Fünf Mal wurde er bei Berliner und Potsdamer Filmhochschulen abgelehnt. "Das eine Mal war ich ihnen zu erfahren, das nächste Mal zu unerfahren", sagt er. "Ich habe unzählige Drehbücher verschickt, oft kam nicht mal eine Absage." Auf der Homepage seiner Produktionsfirma Mephistofilm steht unter der Bitte um Drehbücher der Zusatz: "Wir lesen sie auch!" Freydank hat einen trockenen Humor. Zu seinen herausragenden Eigenschaften dürfte aber der Mut zählen. Mut zum Neinsagen: "Ich hätte als Producer längst eine gute Stellung haben können." Mut zum Abenteuer: Einmal kam er nach einem Jahr pleite aus London wieder, "der Film wurde nie gedreht".
Wir sitzen inzwischen an der Oderberger Straße in einem Café.
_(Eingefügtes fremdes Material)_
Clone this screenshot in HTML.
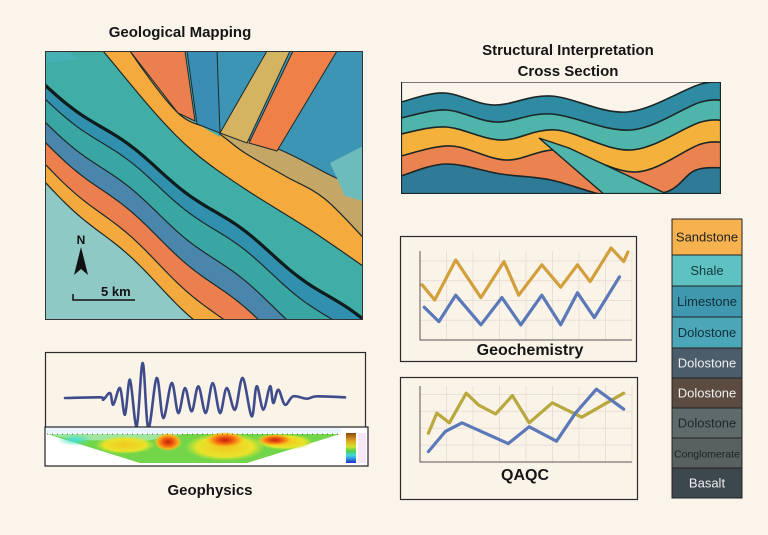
<!DOCTYPE html>
<html><head><meta charset="utf-8">
<style>
html,body{margin:0;padding:0;background:#fbf4eb;}
#root{position:relative;width:768px;height:535px;overflow:hidden;background:#fbf4eb;font-family:"Liberation Sans",sans-serif;}
.t{position:absolute;font-weight:bold;color:#151515;text-align:center;z-index:2;}
svg{position:absolute;left:0;top:0;z-index:1;}
</style></head>
<body>
<div id="root">
<div class="t" style="left:80px;top:24px;width:200px;font-size:15px;">Geological Mapping</div>
<div class="t" style="left:440px;top:40px;width:256px;font-size:15px;line-height:21px;">Structural Interpretation<br>Cross Section</div>
<div class="t" style="left:440px;top:342px;width:180px;font-size:16px;">Geochemistry</div>
<div class="t" style="left:460px;top:467px;width:130px;font-size:16px;">QAQC</div>
<div class="t" style="left:120px;top:482px;width:180px;font-size:15px;">Geophysics</div>
<svg id="svg" width="768" height="535" xmlns="http://www.w3.org/2000/svg">
<defs>
<clipPath id="mapClip"><rect x="0" y="0" width="318" height="269"/></clipPath>
<clipPath id="xsClip"><rect x="0" y="0" width="320" height="112"/></clipPath>
<radialGradient id="gRed" cx="50%" cy="50%" r="50%"><stop offset="0" stop-color="#c4200c"/><stop offset="0.4" stop-color="#f05a10"/><stop offset="0.75" stop-color="#f7b21c"/><stop offset="1" stop-color="#f7d020" stop-opacity="0"/></radialGradient>
<radialGradient id="gYel" cx="50%" cy="50%" r="50%"><stop offset="0" stop-color="#f2c61e"/><stop offset="0.7" stop-color="#e8e42a"/><stop offset="1" stop-color="#d8e830" stop-opacity="0"/></radialGradient>
<radialGradient id="gCy" cx="50%" cy="50%" r="50%"><stop offset="0" stop-color="#3de0e8"/><stop offset="1" stop-color="#50e0b0" stop-opacity="0"/></radialGradient>
<linearGradient id="cbar" x1="0" y1="0" x2="0" y2="1"><stop offset="0" stop-color="#8a4a10"/><stop offset="0.25" stop-color="#e0a020"/><stop offset="0.45" stop-color="#d8e030"/><stop offset="0.6" stop-color="#50d050"/><stop offset="0.75" stop-color="#40d8e0"/><stop offset="1" stop-color="#2030d0"/></linearGradient>
</defs>
</svg>
</div>
<script>
// ---------- chart data ----------
const geoOrangeX=[1,7,17,29,40,47,58,67,75,81,91,97,99];
const geoOrangeY=[69,50,100,53,98,56,94,66,94,73,115,98,110];
const geoBlueX=[2,9,17,29,39,48,58,67,75,83,95];
const geoBlueY=[41,23,56,19,53,19,56,19,59,28,79];
const qaOliveX=[4,8,14,22,28,36,44,52,63,77,97];
const qaOliveY=[36,61,49,86,71,60,83,49,74,56,86];
const qaBlueX=[4,12,20,42,52,65,74,84,97];
const qaBlueY=[13,38,49,23,44,26,61,91,66];
const seisT=[75,180,190,210,220,240,255,270,290,308,325,350,370,395,415,435,455,475,497,518,540,560,585,608,635,650,670,690,700,715,735,760,800,830,915];
const seisAmp=[0,2,-5,15,-20,30,-50,55,-85,105,-90,60,-60,45,-45,30,-40,35,-45,45,-45,30,-35,60,-55,35,-35,35,-15,25,-20,5,-2,5,2];
const legendLabels=["Sandstone","Shale","Limestone","Dolostone","Dolostone","Dolostone","Dolostone","Conglomerate","Basalt"];

const NS="http://www.w3.org/2000/svg";
const svg=document.getElementById('svg');
function mk(tag,attrs,parent){const e=document.createElementNS(NS,tag);for(const k in attrs)e.setAttribute(k,attrs[k]);(parent||svg).appendChild(e);return e;}
function smooth(pts){let d='M'+pts[0][0]+','+pts[0][1];for(let i=0;i<pts.length-1;i++){const p0=pts[i-1]||pts[i],p1=pts[i],p2=pts[i+1],p3=pts[i+2]||p2;
const c1=[p1[0]+(p2[0]-p0[0])/6,p1[1]+(p2[1]-p0[1])/6],c2=[p2[0]-(p3[0]-p1[0])/6,p2[1]-(p3[1]-p1[1])/6];
d+=' C'+c1[0].toFixed(1)+','+c1[1].toFixed(1)+' '+c2[0].toFixed(1)+','+c2[1].toFixed(1)+' '+p2[0].toFixed(1)+','+p2[1].toFixed(1);}return d;}

// ---------- geological map ----------
const map=mk('g',{transform:'translate(45,51)','clip-path':'url(#mapClip)'});


mk('rect',{x:0,y:0,width:318,height:269,fill:'#8ec9c6'},map);
function f(x){return 33+0.745*x+3*Math.sin(x/18);}
function above(d,color){let p=[];for(let x=0;x<=320;x+=4)p.push([x,f(x)+d*(1+x/600)]);
mk('polygon',{points:p.map(q=>q.join(',')).join(' ')+' 320,-10 0,-10',fill:color},map);
mk('path',{d:'M'+p.map(q=>q.join(',')).join(' L'),fill:'none',stroke:'#1d2a2a','stroke-width':1.2},map);}
function aboveCurve(pts,color){const d=smooth(pts);
mk('path',{d:d+' L'+pts[pts.length-1][0]+',-20 L'+pts[0][0]+',-20 Z',fill:color},map);
mk('path',{d:d,fill:'none',stroke:'#1d2a2a','stroke-width':1.2},map);}
above(98,'#f4a93f');above(80,'#ec7f4e');above(58,'#4a86ab');above(38,'#3aa6a3');above(15,'#3190ae');above(0,'#40aea6');
const yLow=[[40,-20],[58,0],[110,62],[150,102],[200,138],[267,180],[325,220]];
const yUp=[[78,-20],[85,0],[133,62],[170,80],[200,102],[240,125],[280,148],[325,194]];
const tUp=[[160,70],[173,80],[233,98],[287,125],[325,142]];
aboveCurve(yLow,'#f5aa3e');
aboveCurve(yUp,'#c4a766');
mk('path',{d:'M60,-20 L150,-20 L175,86 L133,62 L85,0 Z',fill:'#46b0b4'},map);
aboveCurve(tUp,'#3c95b5');
mk('polygon',{points:'85,0 140,0 150,70 133,62',fill:'#ec7f4e',stroke:'#1d2a2a','stroke-width':1},map);
mk('polygon',{points:'142,0 172,0 175,82 152,73',fill:'#3a8db5',stroke:'#1d2a2a','stroke-width':1},map);
mk('polygon',{points:'222,0 245,0 202,92 175,82',fill:'#d4b460',stroke:'#1d2a2a','stroke-width':1},map);
mk('polygon',{points:'248,0 292,0 232,100 204,92',fill:'#ee8048',stroke:'#1d2a2a','stroke-width':1},map);
mk('polygon',{points:'0,0 20,0 35,8 0,12',fill:'#46b0b4'},map);
mk('polygon',{points:'285,112 318,95 318,150 300,145',fill:'#6cbcbc'},map);
const fp=[];for(let x=0;x<=330;x+=4)fp.push([x,f(x)+1]);
const fault=mk('path',{d:'M'+fp.map(q=>q.join(',')).join(' L'),fill:'none',stroke:'#0e1c1c','stroke-width':3.2},map);


mk('rect',{x:0.5,y:0.5,width:317,height:268,fill:'none',stroke:'#333','stroke-width':1},map);
const nt=mk('text',{x:36,y:193,'font-size':12,'font-weight':'bold',fill:'#111','text-anchor':'middle','font-family':'Liberation Sans'},map);nt.textContent='N';


mk('polygon',{points:'36,196 29,224 36,218 43,224',fill:'#111'},map);
mk('path',{d:'M28,243 V249 H90',stroke:'#111','stroke-width':1.5,fill:'none'},map);
const sk=mk('text',{x:56,y:245,'font-size':13,'font-weight':'bold',fill:'#111','font-family':'Liberation Sans'},map);sk.textContent='5 km';



// ---------- cross section ----------
const xs=mk('g',{transform:'translate(401,82)','clip-path':'url(#xsClip)'});


const curves=[
 [[0,20],[43,11],[93,23],[150,14],[226,30],[300,2],[330,2]],
 [[0,36],[45,28],[95,40],[150,32],[230,48],[300,20],[330,20]],
 [[0,52],[45,45],[100,58],[155,48],[230,68],[300,40],[330,40]],
 [[0,74],[50,64],[105,78],[160,68],[235,90],[300,62],[330,62]],
 [[0,94],[45,82],[100,92],[150,98],[210,114],[265,110],[295,88],[330,86]]];
const xcol=['#2e8ba2','#4fb4aa','#f4b13c','#ea8350','#2f7a96'];
curves.forEach((c,i)=>{mk('path',{d:smooth(c)+' L330,130 L0,130 Z',fill:xcol[i],stroke:'#1b2626','stroke-width':1.6},xs);});
mk('polygon',{points:'138,56 168,66 270,114 205,114',fill:'#4fb4aa',stroke:'#1b2626','stroke-width':1.4},xs);
mk('rect',{x:0.5,y:0,width:319,height:111.5,fill:'none',stroke:'#1b2626','stroke-width':1.2},xs);

// ---------- line charts ----------
function panel(x,y,w,h,name){const r=mk('rect',{x:x+0.5,y:y+0.5,width:w,height:h,fill:'#faf3e8',stroke:'#2a2a2a','stroke-width':1.2});

}
function chart(x0,y0,x1,y1,sx,sy,series,name){
 const g=mk('g',{});
 
 
 for(let i=1;i<=8;i++){const gx=x0+i*(x1-x0)/8;mk('line',{x1:gx,y1:y0,x2:gx,y2:y1,stroke:'#eadfd6','stroke-width':1},g);}
 for(let i=1;i<=4;i++){const gy=y1-i*(y1-y0)/4.5;mk('line',{x1:x0,y1:gy,x2:x1,y2:gy,stroke:'#eadfd6','stroke-width':1},g);}
 mk('path',{d:'M'+x0+','+y0+' V'+y1+' H'+x1,fill:'none',stroke:'#555','stroke-width':1},g);
 series.forEach(s=>{const pts=s.xs.map((v,i)=>(sx(v)).toFixed(1)+','+sy(s.ys[i]).toFixed(1));
  const p=mk('polyline',{points:pts.join(' '),fill:'none',stroke:s.color,'stroke-width':3.2,'stroke-linejoin':'round','stroke-linecap':'round'},g);
  
  });
}
panel(400,236,236,125,'geochemistry-panel');
const gx=v=>420+v*2.1, gy=v=>340-v*0.8;
chart(420,251,632,340,gx,gy,[{xs:geoOrangeX,ys:geoOrangeY,color:'#d29f3c',name:'geochem-orange-series'},{xs:geoBlueX,ys:geoBlueY,color:'#5b78b8',name:'geochem-blue-series'}],'geochemistry-chart');
panel(400,377,237,122,'qaqc-panel');
const qx=v=>420+v*2.1, qy=v=>462-v*0.8;
chart(420,386,632,462,qx,qy,[{xs:qaOliveX,ys:qaOliveY,color:'#b8a83e',name:'qaqc-olive-series'},{xs:qaBlueX,ys:qaBlueY,color:'#5b78b8',name:'qaqc-blue-series'}],'qaqc-chart');

// ---------- geophysics ----------
panel(45,352,320,76,'seismic-panel');
const sPts=seisT.map((t,i)=>[40+t/3,398-seisAmp[i]/3]);
const tr=mk('path',{d:smooth(sPts),fill:'none',stroke:'#3e4c8c','stroke-width':2.6,'stroke-linecap':'round'});


const tg=mk('g',{transform:'translate(45,427)'});


mk('rect',{x:0,y:0,width:323,height:39,fill:'#ffffff',stroke:'#222','stroke-width':1.2},tg);
mk('rect',{x:1,y:1,width:295,height:5,fill:'#e8f4ff'},tg);
mk('polygon',{points:'2,7 295,7 202,36 95,36',fill:'#72d54a'},tg);
mk('polygon',{points:'2,7 140,7 100,14 30,13',fill:'#9fe6a0'},tg);
mk('ellipse',{cx:30,cy:13,rx:18,ry:6,fill:'url(#gCy)'},tg);
mk('ellipse',{cx:80,cy:18,rx:30,ry:9,fill:'url(#gYel)'},tg);
mk('ellipse',{cx:180,cy:20,rx:40,ry:14,fill:'url(#gYel)'},tg);
mk('ellipse',{cx:240,cy:15,rx:28,ry:8,fill:'url(#gYel)'},tg);
mk('ellipse',{cx:123,cy:15,rx:14,ry:9,fill:'url(#gRed)'},tg);
mk('ellipse',{cx:180,cy:13,rx:20,ry:8,fill:'url(#gRed)'},tg);
mk('ellipse',{cx:230,cy:13,rx:18,ry:6,fill:'url(#gRed)'},tg);
mk('polyline',{points:'2,7 295,7',stroke:'#333','stroke-width':0.8,'stroke-dasharray':'1 4'},tg);
mk('rect',{x:301,y:6,width:10,height:30,fill:'url(#cbar)'},tg);
mk('rect',{x:313,y:6,width:8,height:30,fill:'#f6e8f6'},tg);

// ---------- legend ----------
const lcol=['#f5b24e','#5ec2c2','#3f98ad','#4ba6b8','#4b5d6a','#5b4b40','#5f6b6b','#58615f','#3d474e'];
const ltxt=['#222','#12383c','#0f2f3a','#10303c','#eee','#eee','#1e2828','#1b2424','#eee'];
const ly=[219,255,286,317,348,378,408,438,468,498];
legendLabels.forEach((lab,i)=>{
 const r=mk('rect',{x:672,y:ly[i],width:70,height:ly[i+1]-ly[i],fill:lcol[i],stroke:'#222','stroke-width':1});
 
 
 const t=mk('text',{x:707,y:(ly[i]+ly[i+1])/2+4.5,'text-anchor':'middle','font-size':lab.length>10?10.5:13,fill:ltxt[i],'font-family':'Liberation Sans'});
 t.textContent=lab;
 
 
});
</script>
</body></html>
Um uns herum frühstücken Familien. Er senkt die Stimme. Das Erkanntwerden braucht noch Gewöhnung. In den USA sei er einfach auf der Straße angesprochen worden, "die Leute kannten sogar meinen Namen". Die Berliner seien dafür zu cool. "Eigentlich seltsam", überlegt Freydank, dass die angesagteste Kneipenmeile des Prenzlauer Bergs, die Kastanienallee, inzwischen scherzhaft Casting-Allee genannt werde, "weil dort alle behaupten, sie wären beim Film". Er lacht. Er war schon länger nicht mehr da. "Keine Zeit".
Kurzer Blick auf die Uhr. Nachmittags will er mit dem Sohn in die Uckermark fahren - oder soll er doch lieber zum 1. FC Union gehen? "Die spielen ja jetzt im Jahnsportpark", sagt er, "ausgerechnet!" Das Stadion war zu DDR-Zeiten Stammspielstätte des Stasi-Klubs BFC Dynamo, Ehrenvorsitzender: Erich Mielke. Moralischer Gegenspieler war der 1. FC Union. "Natürlich waren wir alle für Union", sagt Freydank "da kam nichts von oben." Heute sei das nicht anders. Einmal hätten ihn bei einem Spiel zwei Fans angesprochen: Ob er nicht bei der Sanierung des Union-Stadions an der Alten Försterei mit anpacken wolle? "Die machen das selbst, mit eigenen Händen!" Er mag Berlin, sagt er, auch für Legenden wie diese.
Ein Freund von früher
Eine junge Frau mit zwei Kindern bleibt am Café stehen, kurzes Wiedererkennen, große und kleine Fahrräder werden geparkt. Kurze Umarmung. "Wie groß ist dein Sohn inzwischen?" Kurze Verlegenheit. "Eine Freundin von früher", erklärt er später. So einer ist Jochen Alexander Freydank jetzt: ein Freund von früher, der berühmt geworden ist. Dann schlüpft er zurück in die Rolle des Regisseurs.
Der Holocaust - wie hat er mit den damals sechsjährigen Hauptdarstellern darüber gesprochen? "Genau von diesem Problem handelt ja 'Spielzeugland'", sagt er. In dem Film erzählt die Mutter ihrem Sohn, die jüdische Nachbarfamilie verreise ins Spielzeugland - in Wirklichkeit wird die Familie deportiert. Fatales Missverständnis: Der Kleine ist begeistert von jenem Land und versucht, sich heimlich zu den Deportierten zu schmuggeln ... "Über Konzentrationslager kann man mit Kindern nicht sprechen", sagt Freydank, "wir haben den Jungen erklärt, dass den Leuten etwas sehr Schlimmes drohte."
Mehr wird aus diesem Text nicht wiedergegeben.